Adjusting and Improving Models
Overview
In the domain of statistical learning models, the first iteration of models created is rarely the best. Rather, the models can be significantly improved with adjustments after each iteration of testing. The adjustments made to the model will depend on your requirements for accuracy / precision / recall.
Versioning
Clarity supports iteration through the "Version" button available in both the Dataset and Model tabs.

Click on the "Version" button, then "New version" to create a new iteration of either your dataset or associated model. You may want to do this if you decide to add additional selections or classes to your dataset, or train a model with different parameters. You can see each version as a toggleable layer in the Spectral Explorer page, making it easy to compare and contrast different versions of your dataset and model.
Common Improvement Strategies
Data Quality Improvements
- Add more training samples for underrepresented classes
- Improve label quality by refining existing labels
- Balance class distribution to avoid bias
- Remove noisy or mislabeled data
Model Parameter Tuning
- Adjust learning rates for better convergence
- Modify batch sizes for optimal training
- Experiment with different architectures (CNN, ResNet, LSTM, Transformer)

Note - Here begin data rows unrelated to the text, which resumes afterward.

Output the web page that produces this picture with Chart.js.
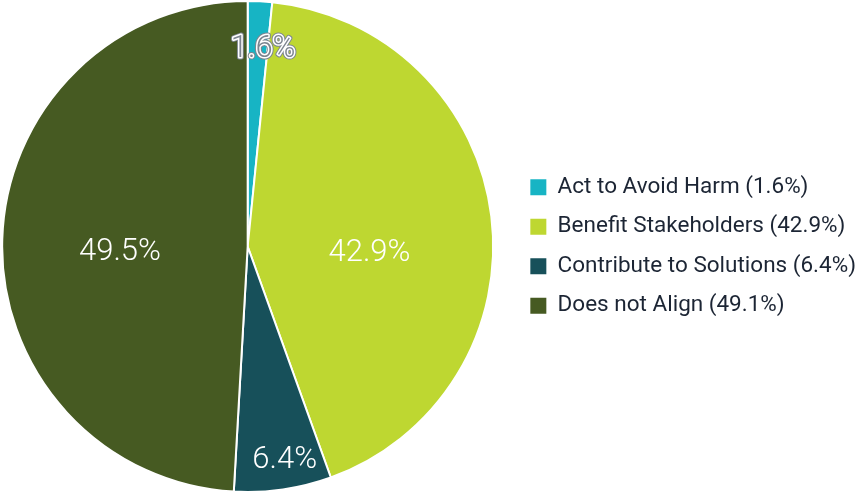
<!DOCTYPE html>
<html>
<head>
<meta charset="utf-8">
<script src="https://cdn.jsdelivr.net/npm/chart.js@4.4.1/dist/chart.umd.min.js"></script>
<style>
  html, body { margin: 0; padding: 0; background: #fff; overflow: hidden; }
  #wrap { width: 862px; height: 493px; overflow: hidden; position: relative; }
  #pie { position: absolute; left: -18px; top: 0; }
</style>
</head>
<body>
<div id="wrap"><canvas id="pie" width="890" height="493"></canvas></div>
<script>
// --- Data ---
const categories = ['Act to Avoid Harm', 'Benefit Stakeholders', 'Contribute to Solutions', 'Does not Align'];
const shares = [1.6, 42.9, 6.4, 49.1];
const sliceLabels = ['1.6%', '42.9%', '6.4%', '49.5%'];

// --- Style ---
const sliceColors = ['#17b4c4', '#bed731', '#17505a', '#465a22'];
const textColor = '#1c2534';
const labelNudge = [[5, 11], [0, 22], [7, 7], [-5, 9]];

// draws the percentage text inside each slice
const sliceLabelPlugin = {
    id: 'sliceLabels',
    afterDatasetsDraw(chart) {
        const ctx = chart.ctx;
        const meta = chart.getDatasetMeta(0);
        ctx.save();
        ctx.font = '300 31px Roboto';
        ctx.textAlign = 'center';
        ctx.textBaseline = 'middle';
        meta.data.forEach((arc, i) => {
            const mid = (arc.startAngle + arc.endAngle) / 2;
            const r = arc.outerRadius * (shares[i] < 10 ? 0.85 : 0.5);
            const x = arc.x + Math.cos(mid) * r + labelNudge[i][0];
            const y = arc.y + Math.sin(mid) * r + labelNudge[i][1];
            if (shares[i] < 3) {
                ctx.lineJoin = 'round';
                ctx.lineWidth = 5;
                ctx.strokeStyle = '#7d8590';
                ctx.strokeText(sliceLabels[i], x, y);
                ctx.lineWidth = 3;
                ctx.strokeStyle = '#ffffff';
                ctx.strokeText(sliceLabels[i], x, y);
                ctx.fillStyle = '#7d8590';
                ctx.fillText(sliceLabels[i], x, y);
            } else {
                ctx.fillStyle = '#ffffff';
                ctx.fillText(sliceLabels[i], x, y);
            }
        });
        ctx.restore();
    }
};

new Chart(document.getElementById('pie'), {
    type: 'pie',
    data: {
        labels: categories,
        datasets: [{
            data: shares,
            backgroundColor: sliceColors,
            borderColor: '#ffffff',
            borderWidth: 2
        }]
    },
    options: {
        responsive: false,
        animation: false,
        layout: { padding: { top: 0, bottom: 0, left: 0, right: 6 } },
        plugins: {
            tooltip: { enabled: false },
            legend: {
                position: 'right',
                labels: {
                    boxWidth: 16,
                    boxHeight: 16,
                    padding: 17,
                    color: textColor,
                    font: { family: 'Roboto', size: 22.5 },
                    generateLabels(chart) {
                        return categories.map((c, i) => ({
                            text: `${c} (${shares[i]}%)`,
                            fillStyle: sliceColors[i],
                            strokeStyle: sliceColors[i],
                            lineWidth: 0,
                            fontColor: textColor,
                            index: i
                        }));
                    }
                }
            }
        }
    },
    plugins: [sliceLabelPlugin]
});
</script>
</body>
</html>
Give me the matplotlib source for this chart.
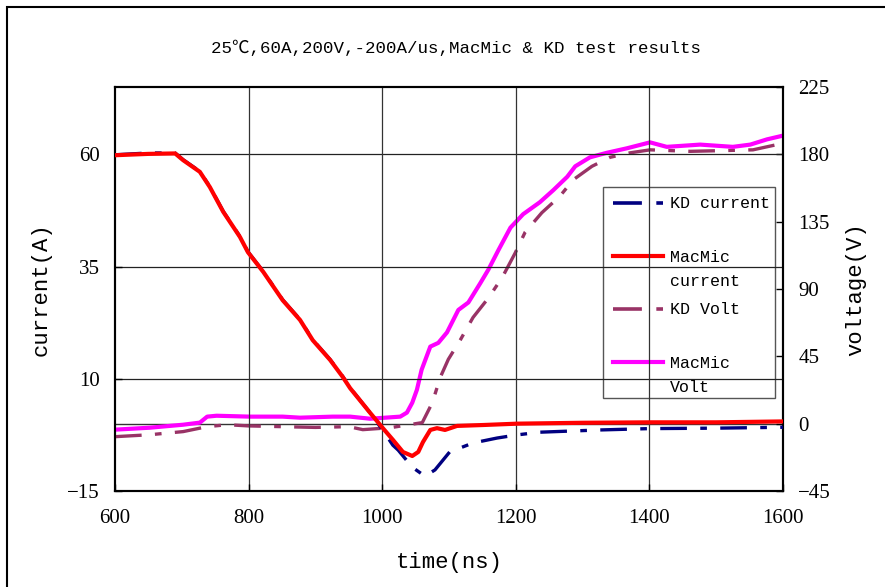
import numpy as np
import matplotlib.pyplot as plt
from matplotlib.lines import Line2D
from matplotlib.patches import Rectangle

# data
t_mm_i = [600, 650, 690, 702, 727, 742, 762, 787, 799, 822, 851, 877, 896, 922, 941, 952,
          982, 1001, 1016, 1031, 1045, 1054, 1061, 1072, 1082, 1094, 1112, 1151, 1202,
          1300, 1400, 1500, 1600]
i_mm = [59.8, 60.1, 60.2, 58.7, 56.1, 52.7, 47.2, 41.6, 38.2, 33.8, 27.5, 23.1, 18.6, 14.2,
        10.4, 7.9, 2.4, -1.0, -3.6, -6.3, -7.2, -6.3, -4.1, -1.4, -1.0, -1.4, -0.5, -0.3,
        0.0, 0.2, 0.3, 0.3, 0.5]

t_kd_i = [600, 650, 690, 702, 727, 742, 762, 787, 799, 822, 851, 877, 896, 922, 941, 952,
          982, 1001, 1016, 1024, 1045, 1064, 1079, 1101, 1136, 1172, 1202, 1236, 1326,
          1400, 1500, 1600]
i_kd = [59.9, 60.3, 60.3, 58.8, 56.2, 52.8, 47.3, 41.7, 38.3, 33.9, 27.6, 23.2, 18.7, 14.3,
        10.5, 8.0, 2.4, -1.5, -4.8, -5.9, -9.7, -11.7, -10.3, -6.3, -4.3, -3.2, -2.5, -1.9,
        -1.4, -1.1, -1.0, -0.8]

t_mm_v = [600, 652, 702, 727, 738, 752, 802, 851, 877, 926, 952, 982, 1027, 1037, 1045,
          1052, 1059, 1072, 1084, 1097, 1114, 1129, 1147, 1159, 1174, 1192, 1211, 1236,
          1256, 1277, 1289, 1311, 1336, 1366, 1401, 1426, 1476, 1525, 1551, 1576, 1600]
v_mm = [-4, -2.7, -0.7, 0.7, 4.7, 5.3, 4.7, 4.7, 4.0, 4.7, 4.7, 3.3, 4.7, 7.4, 14, 22.7,
        36, 51.5, 54, 61, 76, 81, 94, 103, 116, 131, 140, 148, 156, 165, 172, 178, 181,
        184, 188, 185, 186.5, 185, 186.5, 190, 192.5]

t_kd_v = [600, 652, 702, 738, 768, 800, 850, 900, 950, 971, 1012, 1060, 1075, 1087, 1099,
          1117, 1136, 1159, 1180, 1199, 1214, 1239, 1266, 1286, 1314, 1341, 1371, 1401,
          1461, 1510, 1555, 1591, 1600]
v_kd = [-8.7, -7.4, -5.3, -2, -0.7, -1.5, -2, -2.5, -2, -4, -2.7, 0.7, 14, 31, 43, 56, 71,
        84, 98, 114, 128, 141, 152, 163, 172, 178, 181, 183, 182, 182.5, 183, 186.5, 188]

x_ticks = [600, 800, 1000, 1200, 1400, 1600]
i_ticks = [-15, 10, 35, 60]
v_ticks = [-45, 0, 45, 90, 135, 180, 225]

labels = ['KD current', 'MacMic\ncurrent', 'KD Volt', 'MacMic\nVolt']
colors = ['#000080', '#ff0000', '#993366', '#ff00ff']

mono = ['Liberation Mono', 'Noto Sans CJK SC']
serif = 'Liberation Serif'
dash = (0, (8, 4, 2, 4))

fig = plt.figure(figsize=(8.85, 5.87), dpi=100)
ax = fig.add_axes([115 / 885, 96 / 587, 668 / 885, 404 / 587])
ax2 = ax.twinx()

ax.set_xlim(600, 1600)
ax.set_ylim(-15, 75)
ax2.set_ylim(-45, 225)

# grid
for y in [10, 35, 60]:
    ax.axhline(y, color='#222222', lw=0.9, zorder=1)
for x in [800, 1000, 1200, 1400]:
    ax.axvline(x, color='#333333', lw=0.9, zorder=1)
ax2.axhline(0, color='#333333', lw=1.0, zorder=1)

ax.plot(t_kd_i, i_kd, color=colors[0], lw=2.4, linestyle=dash, zorder=3)
ax.plot(t_mm_i, i_mm, color=colors[1], lw=3, zorder=4)
ax2.plot(t_kd_v, v_kd, color=colors[2], lw=2.4, linestyle=dash, zorder=3)
ax2.plot(t_mm_v, v_mm, color=colors[3], lw=3, zorder=4)
ax.set_zorder(ax2.get_zorder() + 1)
ax.patch.set_visible(False)

ax.set_xticks(x_ticks)
ax.set_yticks(i_ticks)
ax2.set_yticks(v_ticks)
for a in (ax, ax2):
    a.tick_params(direction='in', length=5, width=1, pad=11, labelsize=15)
    for lab in a.get_xticklabels() + a.get_yticklabels():
        lab.set_fontfamily(serif)
    for s in a.spines.values():
        s.set_linewidth(1.5)
ax.tick_params(axis='x', pad=13)

ax.set_xlabel('time(ns)', family=mono, fontsize=16, labelpad=17)
ax.set_ylabel('current(A)', family=mono, fontsize=16, labelpad=11)
ax2.set_ylabel('voltage(V)', family=mono, fontsize=16, labelpad=10)
fig.text(456 / 885, 1 - 48 / 587, '25℃,60A,200V,-200A/us,MacMic & KD test results',
         family=mono, fontsize=12.6, ha='center', va='center')

# legend box drawn by hand to match the layout
leg_ax = fig.add_axes(ax.get_position())
leg_ax.set_xlim(115, 783)
leg_ax.set_ylim(491, 87)
leg_ax.axis('off')
leg_ax.add_patch(Rectangle((603, 187), 172, 211, facecolor='white', edgecolor='#555555', lw=1))
rows = [203, 256, 309, 362]
styles = [dash, '-', dash, '-']
for lab, c, ls, y in zip(labels, colors, styles, rows):
    leg_ax.add_line(Line2D([613, 663], [y, y], color=c, lw=3 if ls == '-' else 2.6,
                           linestyle=ls))
    for k, part in enumerate(lab.split('\n')):
        leg_ax.text(670, y + 1 + 24 * k, part, family=mono, fontsize=12, va='center')

fig.add_artist(Rectangle((7 / 885, -0.1), 2, 1.1 - 7 / 587, transform=fig.transFigure,
                         fill=False, edgecolor='black', lw=1.5))

fig.savefig('out.png', dpi=100)
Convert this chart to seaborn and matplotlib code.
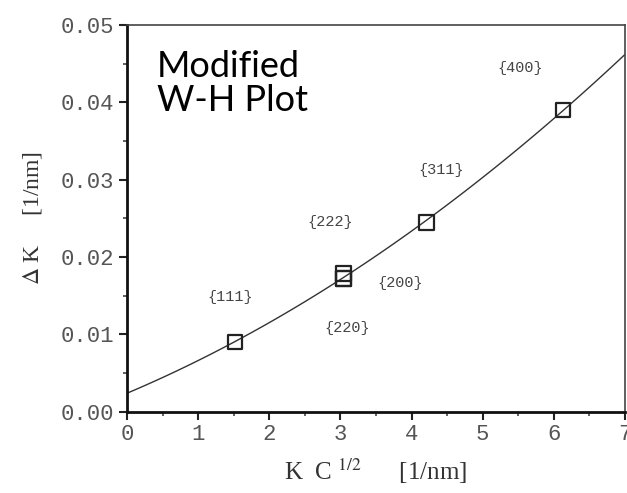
import numpy as np
import pandas as pd
import matplotlib
matplotlib.use("Agg")
import matplotlib.pyplot as plt
import seaborn as sns

# data
hkl = ["{111}", "{200}", "{220}", "{311}", "{222}", "{400}"]
kc_half = [1.52, 3.04, 3.04, 4.21, 3.04, 6.13]
delta_k = [0.0090, 0.0172, 0.0172, 0.0245, 0.0179, 0.0390]
label_x = [1.45, 3.84, 3.09, 4.42, 2.86, 5.53]
label_y = [0.0148, 0.0166, 0.0108, 0.0313, 0.0245, 0.0445]
x_ticks = [0, 1, 2, 3, 4, 5, 6, 7]
y_ticks = [0.00, 0.01, 0.02, 0.03, 0.04, 0.05]

df = pd.DataFrame({"hkl": hkl, "x": kc_half, "y": delta_k})

sns.set_style("ticks")
plt.rcParams["font.family"] = ["DejaVu Sans"]
plt.rcParams["mathtext.fontset"] = "stix"

fig = plt.figure(figsize=(6.27, 4.93), dpi=100)
ax = fig.add_axes([0.2026, 0.1649, 0.7942, 0.7844])
ax.set_xlim(0, 7)
ax.set_ylim(0, 0.05)

sns.regplot(data=df, x="x", y="y", order=2, ci=None, truncate=False,
            scatter=False, line_kws=dict(color="#333333", lw=1.0), ax=ax)
sns.scatterplot(data=df, x="x", y="y", marker="s", s=110, facecolor="none",
                edgecolor="#222222", linewidth=1.6, ax=ax, zorder=5)

for t, lx, ly in zip(hkl, label_x, label_y):
    ax.text(lx, ly, t, ha="center", va="center", fontsize=11,
            family="Liberation Mono", color="#444444")

ax.text(0.42, 0.0468, "Modified\nW-H Plot", ha="left", va="top",
        fontsize=26, family="Lato", color="black", linespacing=1.05)

ax.set_xlim(0, 7)
ax.set_ylim(0, 0.05)
ax.set_xticks(x_ticks)
ax.set_yticks(y_ticks)
ax.set_xticklabels([str(v) for v in x_ticks])
ax.set_yticklabels([f"{v:.2f}" for v in y_ticks])
ax.set_xticks(np.arange(0.5, 7, 1.0), minor=True)
ax.set_yticks(np.arange(0.005, 0.05, 0.01), minor=True)
ax.tick_params(axis="both", which="major", direction="out", length=6, width=1.5,
               colors="#222222", labelcolor="#555555", labelsize=16, pad=3)
ax.tick_params(axis="both", which="minor", direction="out", length=3, width=1.2,
               colors="#444444")
for lab in ax.get_xticklabels() + ax.get_yticklabels():
    lab.set_family("Liberation Mono")

for s in ["left", "bottom"]:
    ax.spines[s].set_linewidth(2.0)
    ax.spines[s].set_color("#111111")
for s in ["top", "right"]:
    ax.spines[s].set_visible(True)
    ax.spines[s].set_linewidth(1.2)
    ax.spines[s].set_color("#444444")

ax.set_xlabel(r"K  C $^{1/2}$      [1/nm]", fontsize=18, family="Liberation Serif",
              color="#333333", labelpad=8)
ax.set_ylabel(r"$\Delta$ K     [1/nm]", fontsize=17, family="Liberation Serif",
              color="#333333", labelpad=12)

fig.savefig("out.png", dpi=100)
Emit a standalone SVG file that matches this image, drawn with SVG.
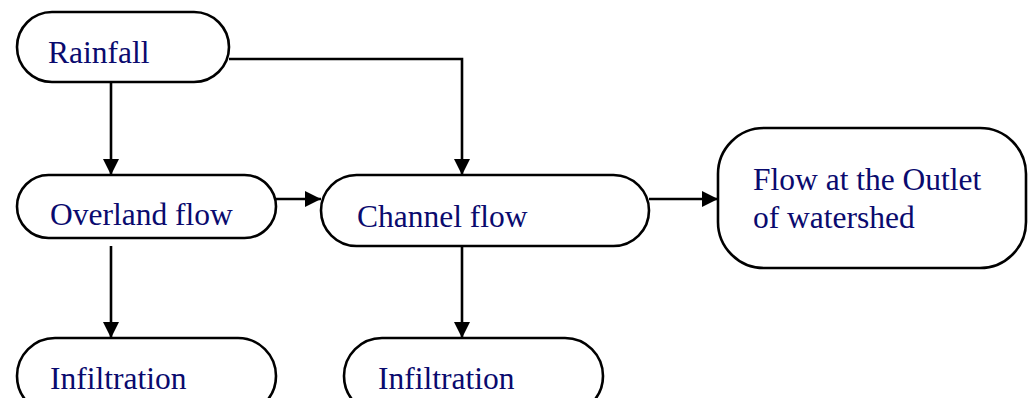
<svg xmlns="http://www.w3.org/2000/svg" width="1028" height="398" viewBox="0 0 1028 398">
  <style>
    .node { fill: #ffffff; stroke: #000000; stroke-width: 2.6; }
    .label { font-family: "Liberation Serif", "Times New Roman", serif; font-size: 31.5px; fill: #0a0a6e; }
    .edge { fill: none; stroke: #000000; stroke-width: 2.6; }
  </style>
  <defs>
    <marker id="arrow" markerUnits="userSpaceOnUse" markerWidth="17" markerHeight="17" refX="16" refY="8" orient="auto">
      <path d="M0,0 L16,8 L0,16 Z" fill="#000000"/>
    </marker>
  </defs>

  <rect width="1028" height="398" fill="#ffffff"/>

  <!-- connectors -->
  <g id="connectors">
    <path class="edge" d="M111,82 V175" marker-end="url(#arrow)"/>
    <path class="edge" d="M229,59 H462 V175" marker-end="url(#arrow)"/>
    <path class="edge" d="M276,199 H321" marker-end="url(#arrow)"/>
    <path class="edge" d="M649,199 H718" marker-end="url(#arrow)"/>
    <path class="edge" d="M111,246 V338" marker-end="url(#arrow)"/>
    <path class="edge" d="M462,246 V338" marker-end="url(#arrow)"/>
  </g>

  <!-- nodes -->
  <g id="rainfall">
    <rect class="node" x="17" y="12" width="212" height="70" rx="35" ry="35"/>
    <text class="label" x="48" y="63">Rainfall</text>
  </g>

  <g id="overland-flow">
    <rect class="node" x="17" y="175" width="259" height="63" rx="31.5" ry="31.5"/>
    <text class="label" x="50" y="225">Overland flow</text>
  </g>

  <g id="channel-flow">
    <rect class="node" x="321" y="175" width="328" height="71" rx="35.5" ry="35.5"/>
    <text class="label" x="357" y="227">Channel flow</text>
  </g>

  <g id="outlet">
    <rect class="node" x="718" y="128" width="308" height="140" rx="46" ry="46"/>
    <text class="label" x="753" y="190">Flow at the Outlet</text>
    <text class="label" x="753" y="228">of watershed</text>
  </g>

  <g id="infiltration-overland">
    <rect class="node" x="17" y="338" width="259" height="76" rx="38" ry="38"/>
    <text class="label" x="50" y="389">Infiltration</text>
  </g>

  <g id="infiltration-channel">
    <rect class="node" x="344" y="338" width="259" height="76" rx="38" ry="38"/>
    <text class="label" x="378" y="389">Infiltration</text>
  </g>
</svg>
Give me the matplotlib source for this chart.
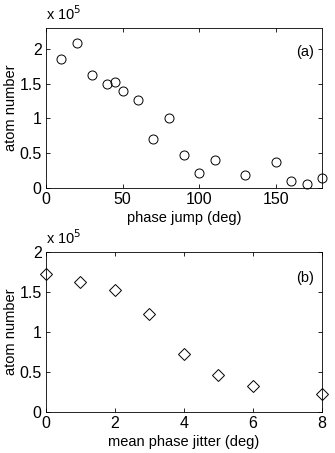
import matplotlib
matplotlib.use('Agg')
import matplotlib.pyplot as plt

plt.rcParams['font.family'] = ['Liberation Sans', 'DejaVu Sans']
plt.rcParams['font.size'] = 10.5

# panel (a): atom number vs phase jump
jump_deg = [10, 20, 30, 40, 45, 50, 60, 70, 80, 90, 100, 110, 130, 150, 160, 170, 180]
jump_atoms = [1.86, 2.08, 1.63, 1.50, 1.53, 1.40, 1.26, 0.71, 1.01, 0.48, 0.215, 0.40, 0.19, 0.38, 0.10, 0.06, 0.15]

# panel (b): atom number vs mean phase jitter
jitter_deg = [0, 1, 2, 3, 4, 5, 6, 8]
jitter_atoms = [1.73, 1.63, 1.53, 1.225, 0.725, 0.46, 0.32, 0.23]

fig = plt.figure(figsize=(3.35, 4.53), dpi=100)
ax1 = fig.add_axes([0.137, 0.585, 0.824, 0.353])
ax2 = fig.add_axes([0.137, 0.0905, 0.824, 0.353])


def style(ax):
    ax.tick_params(direction='in', top=True, right=True, length=3, width=0.6, pad=3, labelsize=11.5)
    for s in ax.spines.values():
        s.set_linewidth(0.6)
    ax.set_ylabel('atom number', labelpad=1)
    ax.text(0.0, 1.03, r'x 10$^5$', transform=ax.transAxes, ha='left', va='bottom', fontsize=10.5)


ax1.plot(jump_deg, jump_atoms, 'o', mfc='none', mec='black', ms=6.5, mew=0.7, clip_on=False)
ax1.set_xlim(0, 180)
ax1.set_ylim(0, 2.3)
ax1.set_xticks([0, 50, 100, 150])
ax1.set_yticks([0, 0.5, 1, 1.5, 2])
ax1.set_yticklabels(['0', '0.5', '1', '1.5', '2'])
ax1.set_xlabel('phase jump (deg)', labelpad=3)
ax1.text(0.97, 0.85, '(a)', transform=ax1.transAxes, ha='right', va='center')
style(ax1)

ax2.plot(jitter_deg, jitter_atoms, 'D', mfc='none', mec='black', ms=6, mew=0.7, clip_on=False)
ax2.set_xlim(0, 8)
ax2.set_ylim(0, 2)
ax2.set_xticks([0, 2, 4, 6, 8])
ax2.set_yticks([0, 0.5, 1, 1.5, 2])
ax2.set_yticklabels(['0', '0.5', '1', '1.5', '2'])
ax2.set_xlabel('mean phase jitter (deg)', labelpad=3)
ax2.text(0.97, 0.84, '(b)', transform=ax2.transAxes, ha='right', va='center')
style(ax2)

fig.savefig('out.png', dpi=100)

- Tune regularization parameters to prevent overfitting
Feature Engineering
- Select optimal wavelength ranges for your specific use case
- Apply spectral preprocessing (SNV, normalization)
- Use band selection to focus on most informative bands
- Implement spectral binning for dimensionality reduction
Iterative Improvement Process
- Train initial model with baseline parameters
- Evaluate performance using multiple metrics
- Identify weaknesses in the current model
- Make targeted improvements to data or parameters
- Retrain and compare with previous versions
- Repeat until desired performance is achieved
Performance Monitoring
Track improvements across versions by monitoring:
- Accuracy metrics (precision, recall, F1-score)
- Training curves (loss, accuracy over time)
- Confusion matrices for classification tasks
- Visual results in Spectral Explorer
- Inference performance on new data
Best Practices
- Document changes made between versions
- Test on validation data before finalizing
- Avoid overfitting by monitoring validation performance
- Consider computational costs when selecting architectures
- Validate improvements on completely new test data